WHAT IS EXPECTED => Return all of the entries word for word, but omit the pictures they contain.

GIVEN RECORDS =>

==========

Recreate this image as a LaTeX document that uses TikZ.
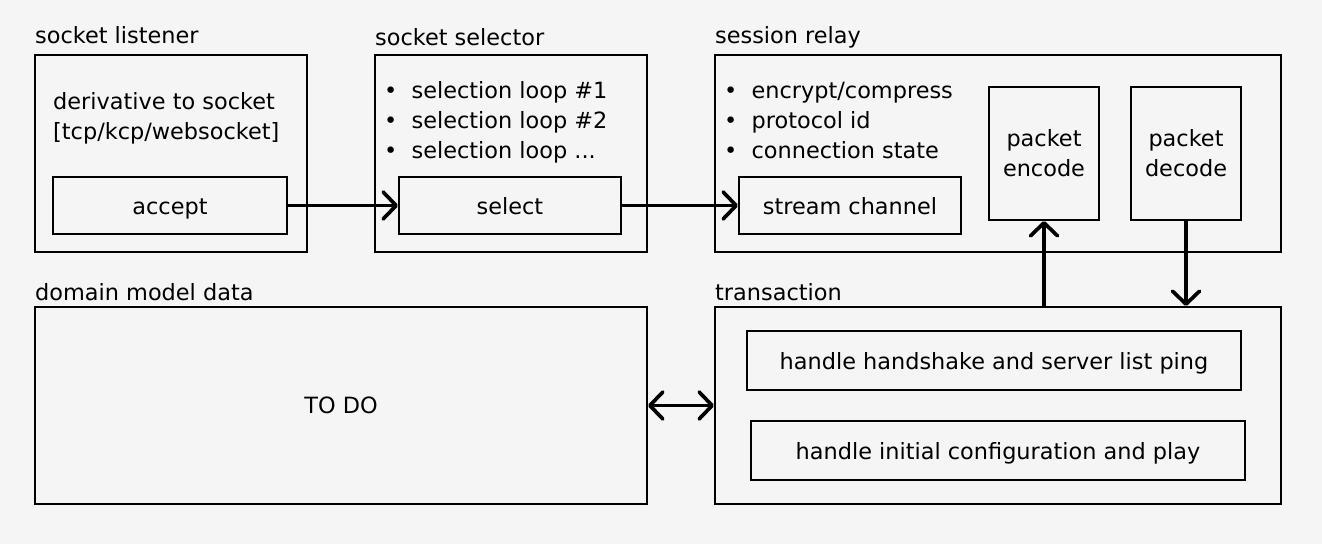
\documentclass[tikz,border=0pt]{standalone}
\usepackage{fontspec}
\setmainfont{DejaVu Sans}
\usetikzlibrary{arrows.meta,positioning}

\definecolor{bgcol}{HTML}{F5F5F5}

\tikzset{
  box/.style={draw,line width=2pt,inner sep=0pt,font=\fontsize{22.4}{30}\selectfont,align=center},
  oneline/.style={text height=20pt,text depth=2pt},
  grouptitle/.style={anchor=base west,inner sep=0pt,font=\fontsize{22.4}{30}\selectfont},
  notes/.style={anchor=base west,inner sep=0pt,align=left,font=\fontsize{22.4}{30}\selectfont},
  barb/.tip={Straight Barb[length=13pt,width=27pt,round]},
  link/.style={line width=3.7pt,-barb},
  linkboth/.style={line width=3.7pt,barb-barb},
}

\begin{document}
\begin{tikzpicture}[x=1pt,y=-1pt]

  \fill[bgcol] (0,0) rectangle (1322,544);
  \useasboundingbox (0,0) rectangle (1322,544);

  % socket listener
  \node[grouptitle] (listenertitle) at (35,43) {socket listener};
  \node[box,minimum width=272pt,minimum height=197pt] (listener) at (171,153.5) {};
  \node[notes] (listenernote) at (53,139) {derivative to socket\\{}[tcp/kcp/websocket]};
  \node[box,oneline,minimum width=234pt,minimum height=57pt] (accept) at (170,205.5) {accept};

  % socket selector
  \node[grouptitle] (selectortitle) at (375,45) {socket selector};
  \node[box,minimum width=272pt,minimum height=197pt] (selector) at (511,153.5) {};
  \node[notes] (selectornote) at (384,158) {\textbullet\ \ selection loop \#1\\
    \textbullet\ \ selection loop \#2\\
    \textbullet\ \ selection loop ...};
  \node[box,oneline,minimum width=222pt,minimum height=57pt] (select) at (510,205.5) {select};

  % session relay
  \node[grouptitle] (relaytitle) at (715,43) {session relay};
  \node[box,minimum width=566pt,minimum height=197pt] (relay) at (998,153.5) {};
  \node[notes] (relaynote) at (724,158) {\textbullet\ \ encrypt/compress\\
    \textbullet\ \ protocol id\\
    \textbullet\ \ connection state};
  \node[box,oneline,minimum width=222pt,minimum height=57pt] (stream) at (850,205.5) {stream channel};
  \node[box,minimum width=110pt,minimum height=133pt] (encode) at (1044,153.5) {packet\\encode};
  \node[box,minimum width=110pt,minimum height=133pt] (decode) at (1186,153.5) {packet\\decode};

  % domain model data
  \node[grouptitle] (domaintitle) at (35,300) {domain model data};
  \node[box,minimum width=612pt,minimum height=197pt] (domain) at (341,405.5) {TO DO};

  % transaction
  \node[grouptitle] (transactiontitle) at (715,300) {transaction};
  \node[box,minimum width=566pt,minimum height=197pt] (transaction) at (998,405.5) {};
  \node[box,oneline,minimum width=494pt,minimum height=59pt] (handshake) at (994,360.5) {handle handshake and server list ping};
  \node[box,oneline,minimum width=494pt,minimum height=59pt] (play) at (998,450.5) {handle initial configuration and play};

  % connectors
  \draw[link] (accept) -- (select);
  \draw[link] (select) -- (stream);
  \draw[link] (transaction.north -| encode.south) -- (encode.south);
  \draw[link] (decode.south) -- (decode.south |- transaction.north);
  \draw[linkboth] (domain) -- (transaction);

\end{tikzpicture}
\end{document}
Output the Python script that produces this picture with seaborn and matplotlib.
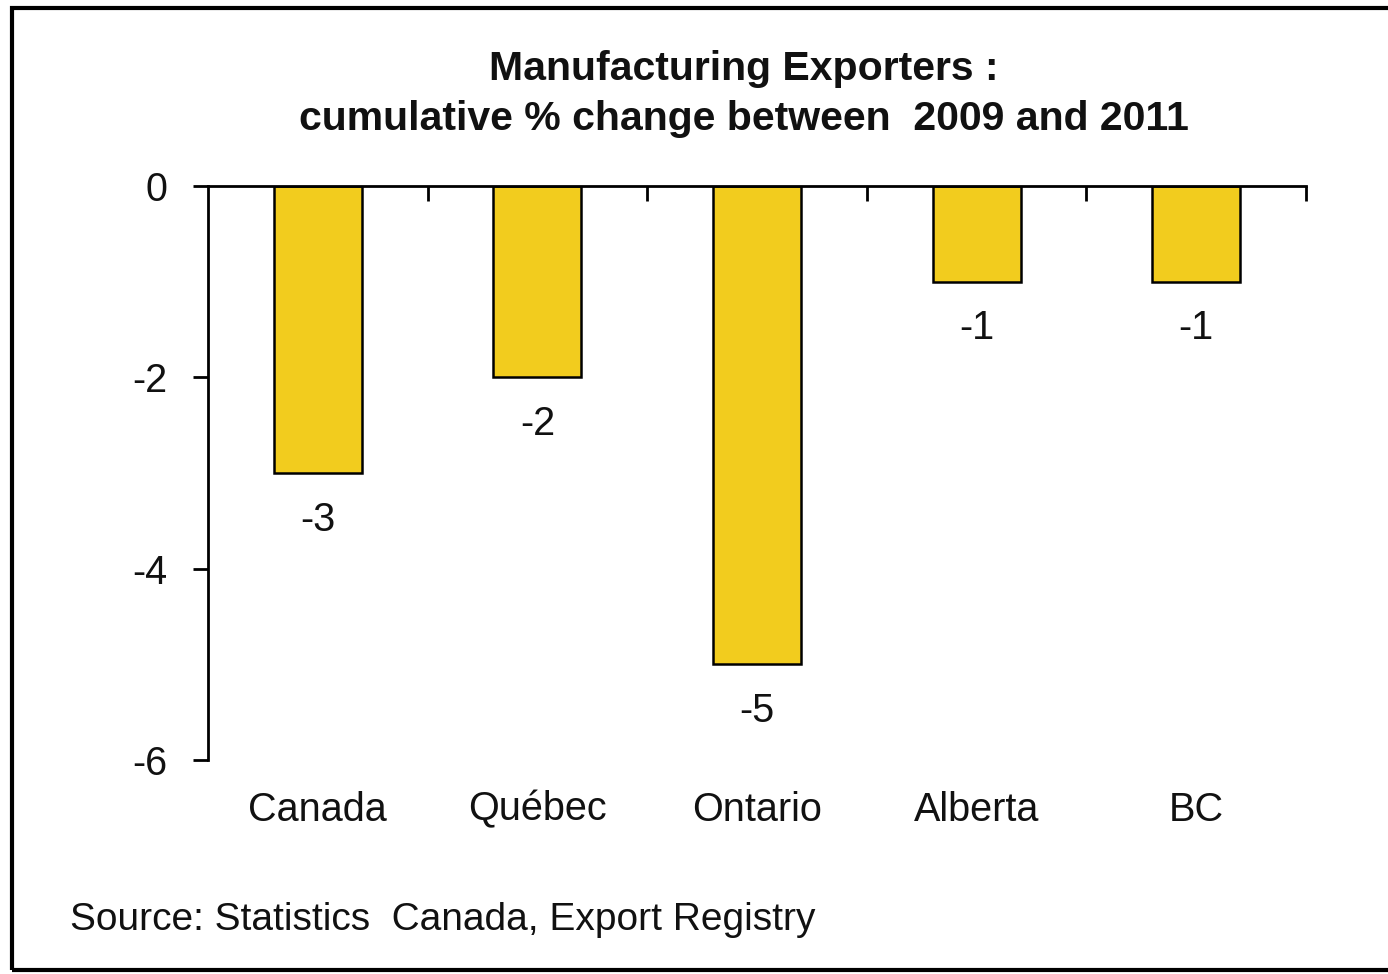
import matplotlib
matplotlib.use("Agg")
import matplotlib.pyplot as plt
import seaborn as sns
import pandas as pd
from matplotlib.patches import Rectangle
from matplotlib.ticker import FixedLocator

regions = ["Canada", "Québec", "Ontario", "Alberta", "BC"]
changes = [-3, -2, -5, -1, -1]
y_ticks = [0, -2, -4, -6]

title = "Manufacturing Exporters :\ncumulative % change between  2009 and 2011"
source = "Source: Statistics  Canada, Export Registry"

sns.set_theme(style="white")
plt.rcParams['font.family'] = ['Liberation Sans', 'DejaVu Sans']

df = pd.DataFrame({"region": regions, "change": changes})

fig = plt.figure(figsize=(13.88, 9.74), dpi=100)
ax = fig.add_axes([208/1388, 1-760/974, (1306-208)/1388, (760-186)/974])

sns.barplot(data=df, x="region", y="change", color="#F2CC1E", edgecolor="black",
            linewidth=1.8, width=0.4, saturation=1, ax=ax)

ax.set_ylim(-6, 0)
ax.set_xlim(-0.5, len(regions) - 0.5)
ax.set_yticks(y_ticks)
ax.set_yticklabels([str(v) for v in y_ticks])
ax.set_xlabel("")
ax.set_ylabel("")

for s in ["bottom", "right"]:
    ax.spines[s].set_visible(False)
for s in ["top", "left"]:
    ax.spines[s].set_color("black")
    ax.spines[s].set_linewidth(2)

ax.tick_params(axis='y', which='major', left=True, length=11, width=2, color='black',
               direction='out', pad=18, labelsize=28.5, labelcolor='#111111')
ax.tick_params(axis='x', which='major', bottom=False, top=False, length=0, pad=22,
               labelsize=28.5, labelcolor='#111111')
ax.xaxis.set_minor_locator(FixedLocator([i + 0.5 for i in range(len(regions))]))
ax.tick_params(axis='x', which='minor', top=True, bottom=False, direction='in',
               length=11, width=2, color='black')

for c in ax.containers:
    ax.bar_label(c, labels=[str(v) for v in changes], padding=20, fontsize=28.5,
                 color='#111111')

fig.text(0.536, 1-94/974, title, ha='center', va='center', fontsize=29.5,
         fontweight='bold', linespacing=1.42, color='#111111')
fig.text(70/1388, 1-920/974, source, ha='left', va='center', fontsize=28,
         color='#111111')

fig.patches.append(Rectangle((12/1388, 1-970/974), 1.1, (970-8)/974,
                             transform=fig.transFigure, fill=False,
                             edgecolor='black', linewidth=3, figure=fig))

fig.savefig("out.png", dpi=100, facecolor='white')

==========

WRITTEN REPLY =>
Recreate this image as a LaTeX document that uses TikZ.
\documentclass[tikz,border=0pt]{standalone}
\usepackage{fontspec}
\setmainfont{DejaVu Sans}
\usetikzlibrary{arrows.meta,positioning}

\definecolor{bgcol}{HTML}{F5F5F5}

\tikzset{
  box/.style={draw,line width=2pt,inner sep=0pt,font=\fontsize{22.4}{30}\selectfont,align=center},
  oneline/.style={text height=20pt,text depth=2pt},
  grouptitle/.style={anchor=base west,inner sep=0pt,font=\fontsize{22.4}{30}\selectfont},
  notes/.style={anchor=base west,inner sep=0pt,align=left,font=\fontsize{22.4}{30}\selectfont},
  barb/.tip={Straight Barb[length=13pt,width=27pt,round]},
  link/.style={line width=3.7pt,-barb},
  linkboth/.style={line width=3.7pt,barb-barb},
}

\begin{document}
\begin{tikzpicture}[x=1pt,y=-1pt]

  \fill[bgcol] (0,0) rectangle (1322,544);
  \useasboundingbox (0,0) rectangle (1322,544);

  % socket listener
  \node[grouptitle] (listenertitle) at (35,43) {socket listener};
  \node[box,minimum width=272pt,minimum height=197pt] (listener) at (171,153.5) {};
  \node[notes] (listenernote) at (53,139) {derivative to socket\\{}[tcp/kcp/websocket]};
  \node[box,oneline,minimum width=234pt,minimum height=57pt] (accept) at (170,205.5) {accept};

  % socket selector
  \node[grouptitle] (selectortitle) at (375,45) {socket selector};
  \node[box,minimum width=272pt,minimum height=197pt] (selector) at (511,153.5) {};
  \node[notes] (selectornote) at (384,158) {\textbullet\ \ selection loop \#1\\
    \textbullet\ \ selection loop \#2\\
    \textbullet\ \ selection loop ...};
  \node[box,oneline,minimum width=222pt,minimum height=57pt] (select) at (510,205.5) {select};

  % session relay
  \node[grouptitle] (relaytitle) at (715,43) {session relay};
  \node[box,minimum width=566pt,minimum height=197pt] (relay) at (998,153.5) {};
  \node[notes] (relaynote) at (724,158) {\textbullet\ \ encrypt/compress\\
    \textbullet\ \ protocol id\\
    \textbullet\ \ connection state};
  \node[box,oneline,minimum width=222pt,minimum height=57pt] (stream) at (850,205.5) {stream channel};
  \node[box,minimum width=110pt,minimum height=133pt] (encode) at (1044,153.5) {packet\\encode};
  \node[box,minimum width=110pt,minimum height=133pt] (decode) at (1186,153.5) {packet\\decode};

  % domain model data
  \node[grouptitle] (domaintitle) at (35,300) {domain model data};
  \node[box,minimum width=612pt,minimum height=197pt] (domain) at (341,405.5) {TO DO};

  % transaction
  \node[grouptitle] (transactiontitle) at (715,300) {transaction};
  \node[box,minimum width=566pt,minimum height=197pt] (transaction) at (998,405.5) {};
  \node[box,oneline,minimum width=494pt,minimum height=59pt] (handshake) at (994,360.5) {handle handshake and server list ping};
  \node[box,oneline,minimum width=494pt,minimum height=59pt] (play) at (998,450.5) {handle initial configuration and play};

  % connectors
  \draw[link] (accept) -- (select);
  \draw[link] (select) -- (stream);
  \draw[link] (transaction.north -| encode.south) -- (encode.south);
  \draw[link] (decode.south) -- (decode.south |- transaction.north);
  \draw[linkboth] (domain) -- (transaction);

\end{tikzpicture}
\end{document}
Output the Python script that produces this picture with seaborn and matplotlib.
import matplotlib
matplotlib.use("Agg")
import matplotlib.pyplot as plt
import seaborn as sns
import pandas as pd
from matplotlib.patches import Rectangle
from matplotlib.ticker import FixedLocator

regions = ["Canada", "Québec", "Ontario", "Alberta", "BC"]
changes = [-3, -2, -5, -1, -1]
y_ticks = [0, -2, -4, -6]

title = "Manufacturing Exporters :\ncumulative % change between  2009 and 2011"
source = "Source: Statistics  Canada, Export Registry"

sns.set_theme(style="white")
plt.rcParams['font.family'] = ['Liberation Sans', 'DejaVu Sans']

df = pd.DataFrame({"region": regions, "change": changes})

fig = plt.figure(figsize=(13.88, 9.74), dpi=100)
ax = fig.add_axes([208/1388, 1-760/974, (1306-208)/1388, (760-186)/974])

sns.barplot(data=df, x="region", y="change", color="#F2CC1E", edgecolor="black",
            linewidth=1.8, width=0.4, saturation=1, ax=ax)

ax.set_ylim(-6, 0)
ax.set_xlim(-0.5, len(regions) - 0.5)
ax.set_yticks(y_ticks)
ax.set_yticklabels([str(v) for v in y_ticks])
ax.set_xlabel("")
ax.set_ylabel("")

for s in ["bottom", "right"]:
    ax.spines[s].set_visible(False)
for s in ["top", "left"]:
    ax.spines[s].set_color("black")
    ax.spines[s].set_linewidth(2)

ax.tick_params(axis='y', which='major', left=True, length=11, width=2, color='black',
               direction='out', pad=18, labelsize=28.5, labelcolor='#111111')
ax.tick_params(axis='x', which='major', bottom=False, top=False, length=0, pad=22,
               labelsize=28.5, labelcolor='#111111')
ax.xaxis.set_minor_locator(FixedLocator([i + 0.5 for i in range(len(regions))]))
ax.tick_params(axis='x', which='minor', top=True, bottom=False, direction='in',
               length=11, width=2, color='black')

for c in ax.containers:
    ax.bar_label(c, labels=[str(v) for v in changes], padding=20, fontsize=28.5,
                 color='#111111')

fig.text(0.536, 1-94/974, title, ha='center', va='center', fontsize=29.5,
         fontweight='bold', linespacing=1.42, color='#111111')
fig.text(70/1388, 1-920/974, source, ha='left', va='center', fontsize=28,
         color='#111111')

fig.patches.append(Rectangle((12/1388, 1-970/974), 1.1, (970-8)/974,
                             transform=fig.transFigure, fill=False,
                             edgecolor='black', linewidth=3, figure=fig))

fig.savefig("out.png", dpi=100, facecolor='white')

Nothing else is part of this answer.